Mungkin iya, ini tidak bisa dikategorikan sebagai sebuah tindakan korupsi, tetapi jika kita merujuk pada pengertian korupsi menurut Henry Cambell Black dalam Black’s Law Dictionary yang menjabarkan bahwa korupsi adalah perbuatan yang dilakukan dengan maksud memberikan beberapa keuntungan yang bertentangan dengan hak orang lain. Dari pengertian tersebut kita bisa mengambil benang merah bahwasanya kita tidak pernah tau apakah uang 700 rupiah/pelanggan ini dijadikan sebagai upaya untuk mengambil keuntungan atau maksud lainnya. Sederhananya, uang itu masih hak kita, meski hanya 700 rupiah, itu tetap milik kita, artinya petugas SPBU tetap belum berhak membulatkan uang tersebut tanpa izin.
Memang benar, dalam kaidah matematika jika angka bisa di bulatkan dengan catatan jika lebih dari 5, maka bisa dinaikkan, tetapi jika kurang dari 5 bisa diturunkan. Tetapi apakah kaidah itu bisa digunakan dalam permasalahan ini? Tentu tidak. Kita sepakat bahwa hal besar dimulai dari sesuatu yang kecil, kita sering memaklumi kalimat “Tidak apa-apa hanya uang segitu”, tapi justru hal-hal semacam itu yang kemudian dijadikan kebiasaan lantas akan membentuk sebuah karakter. Karakter-karakter ini yang kemudian mendarah-daging dan membuat kita terbiasa dengan pejabat yang sering korupsi. Mungkin korupsi bantuan sosial yang sempat memenuhi layar juga berawal dari anggapan “Tidak apa-apa, hanya diambil 10.000/paket”.

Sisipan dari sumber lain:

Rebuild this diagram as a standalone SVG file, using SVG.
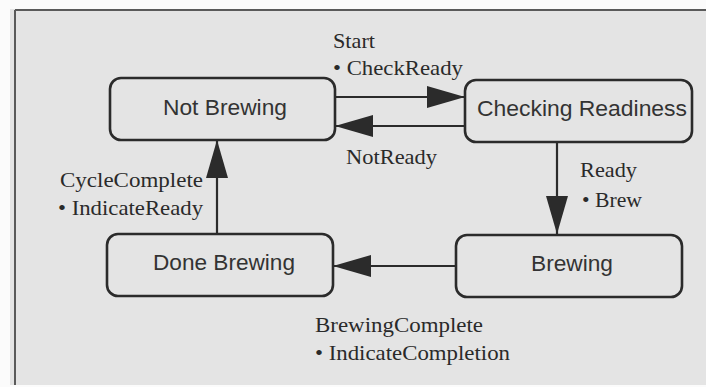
<svg xmlns="http://www.w3.org/2000/svg" width="706" height="387" viewBox="0 0 706 387">
  <style>
    .state rect { fill: none; stroke: #2b2b2b; stroke-width: 2.6; }
    .state text { font-family: "Liberation Sans", Arial, sans-serif; font-size: 22px; fill: #333; text-anchor: start; }
    .edge { stroke: #2b2b2b; stroke-width: 2.2; fill: none; marker-end: url(#head); }
    .lbl { font-family: "Liberation Serif", "Times New Roman", serif; font-size: 21px; fill: #2a2a2a; }
  </style>
  <defs>
    <marker id="head" markerUnits="userSpaceOnUse" markerWidth="40" markerHeight="24" refX="38" refY="11" orient="auto" overflow="visible">
      <path d="M0,0 L38,11 L0,22 Z" fill="#2b2b2b"/>
    </marker>
  </defs>

  <!-- page -->
  <rect x="0" y="0" width="706" height="387" fill="#fbfbfb"/>
  <rect x="10" y="9" width="696" height="376" fill="#e4e4e4"/>
  <line x1="15" y1="10" x2="15" y2="385" stroke="#5a5a5a" stroke-width="2"/>
  <line x1="15" y1="10" x2="706" y2="10" stroke="#5a5a5a" stroke-width="2"/>

  <!-- states -->
  <g id="not-brewing" class="state">
    <rect x="110" y="78" width="225" height="62" rx="11"/>
    <text x="163" y="115" textLength="124" lengthAdjust="spacingAndGlyphs">Not Brewing</text>
  </g>
  <g id="checking-readiness" class="state">
    <rect x="465" y="80" width="227" height="62" rx="11"/>
    <text x="477" y="116" textLength="210" lengthAdjust="spacingAndGlyphs">Checking Readiness</text>
  </g>
  <g id="brewing" class="state">
    <rect x="456" y="235" width="226" height="62" rx="11"/>
    <text x="531" y="271" textLength="82" lengthAdjust="spacingAndGlyphs">Brewing</text>
  </g>
  <g id="done-brewing" class="state">
    <rect x="107" y="234" width="226" height="62" rx="11"/>
    <text x="153" y="270" textLength="142" lengthAdjust="spacingAndGlyphs">Done Brewing</text>
  </g>

  <!-- transitions -->
  <g id="connectors">
    <line class="edge" x1="335" y1="97" x2="465" y2="97"/>
    <line class="edge" x1="465" y1="126" x2="335" y2="126"/>
    <line class="edge" x1="557" y1="142" x2="557" y2="234"/>
    <line class="edge" x1="456" y1="266" x2="333" y2="266"/>
    <line class="edge" x1="217" y1="234" x2="217" y2="140"/>
  </g>

  <!-- transition labels -->
  <g id="labels" class="lbl">
    <text x="333" y="48" textLength="42" lengthAdjust="spacingAndGlyphs">Start</text>
    <text x="333" y="75" textLength="130" lengthAdjust="spacingAndGlyphs">• CheckReady</text>
    <text x="346" y="164" textLength="91" lengthAdjust="spacingAndGlyphs">NotReady</text>
    <text x="580" y="177" textLength="57" lengthAdjust="spacingAndGlyphs">Ready</text>
    <text x="582" y="207" textLength="60" lengthAdjust="spacingAndGlyphs">• Brew</text>
    <text x="60" y="187" textLength="143" lengthAdjust="spacingAndGlyphs">CycleComplete</text>
    <text x="58" y="215" textLength="145" lengthAdjust="spacingAndGlyphs">• IndicateReady</text>
    <text x="315" y="332" textLength="168" lengthAdjust="spacingAndGlyphs">BrewingComplete</text>
    <text x="315" y="360" textLength="195" lengthAdjust="spacingAndGlyphs">• IndicateCompletion</text>
  </g>
</svg>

Maka, kita seharusnya memulai hal-hal kecil dengan tetap mempertimbangkan kebaikan dan keburukannya, memulai membiasakan diri untuk berhati-hati. Dari keresahan saya terhadap SPBU tersebut mengajarkan saya menjadi pribadi yang ketika diberi amanah, serupiahpun itu adalah milik ummat, maka jangan sampai kita menjadi pribadi yang memanfaatkan peran kita untuk mengambil keuntungan.
Kita, khususnya pemuda, sebagai estafet penerus kepemimpinan selanjutnya, harus membiasakan diri sejak sekarang untuk senantiasa berkomunikasi dan teguh pendirian, tidak membiasakan hal-hal kecil yang ternyata jika itu sering dilakukan malah menjadi karakter buruk dalam diri kita. Benar kata Kasino bahwa negeri ini tidak kekurangan orang pintar, tetapi kekurangan orang jujur. Untuk itu, mulai dari sekarang, kita harus mengawali menjadi pribadi yang jujur. Apalagi sebagai seorang pemimpin, Shidiq adalah termasuk salah satu sifat yang harus dimiliki oleh pemimpin.